Author-level metrics are citation metrics that measure the bibliometric impact of individual authors. H-index is the best known author-level metric. Since it was proposed it has gained a lot of popularity amongst researchers while bibliometics scholars proposed a few variants to account for its weaknesses.

Applications

  • Enhance researcher profiles and promote research to potential collaborators 
  • Benchmark productivity for performance reviews 
  • Support promotion or award applications 
  • Support grant or other funding applications and progress reports
Metric Definition
h-index The h-index was developed by J.E. Hirsch and published in Hirsch, J. E. (2005). An index to quantify an individual's scientific research output. Proceedings of the National Academy of Sciences, 102(46), 16569-16572. The h-index is an author metric that attempts to measure both the productivity and citation impact of the publications of an author. A researcher has an h-index of N if they have published N papers, each of which has been cited in other papers at least N times.
g-index The g-index was proposed by Leo Egghe and published in Egghe, L. (2006). Theory and practise of the g-index. Scientometrics, 69(1), 131-152. It adds more weight to highly cited articles. The g-index is often used alongside the h-index to provide a more comprehensive picture of a researcher's impact, especially for highly cited individuals.
Average Citations The number of citations received by a researcher, divided by the number of publications produced by the researcher.
Total Citations The number of publications a researcher has listed on their profile.
i10 index The number of articles published by a researcher that have at least 10 citations each.

Considerations

  • Author-level metrics can be limited in scope and may not accurately reflect the full impact of research, especially for early-career researchers (e.g., the h-index does not account for the career span of the author - because it is a simple function of productivity and impact, authors with longer career spans (and more publications) will always have higher scores).
  • Author-level metrics can be biased towards certain publication types (e.g., some publication types, like journal articles, may be more likely to receive citations than others).
  • The interpretation of author-level metrics can vary depending on the field of research and the type of research output.
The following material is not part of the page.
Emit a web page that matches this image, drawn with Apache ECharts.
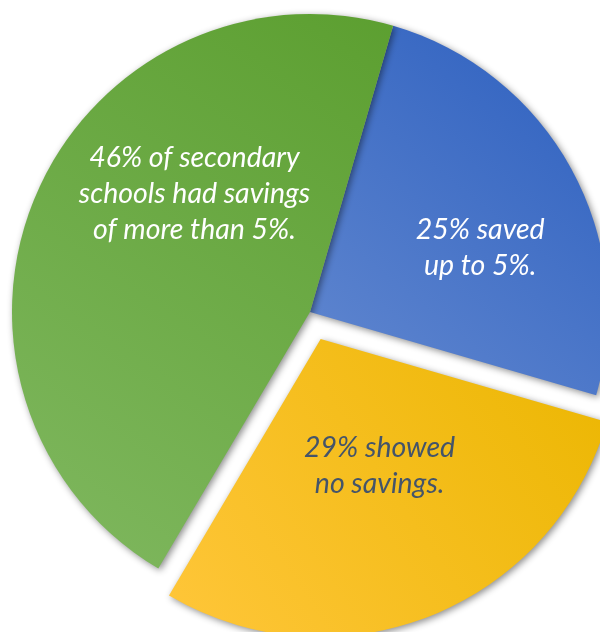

The h-index does not reflect the significance of the research impact or the societal relevance of the findings, which can be especially important in the health sciences.
  • Tools that provide author-level metrics, such as Scopus, Web of Science, and Google Scholar, can only gather metrics based on the publications they index.
  • Researchers may inflate their h-index by citing their own work excessively, which can distort the metric’s integrity.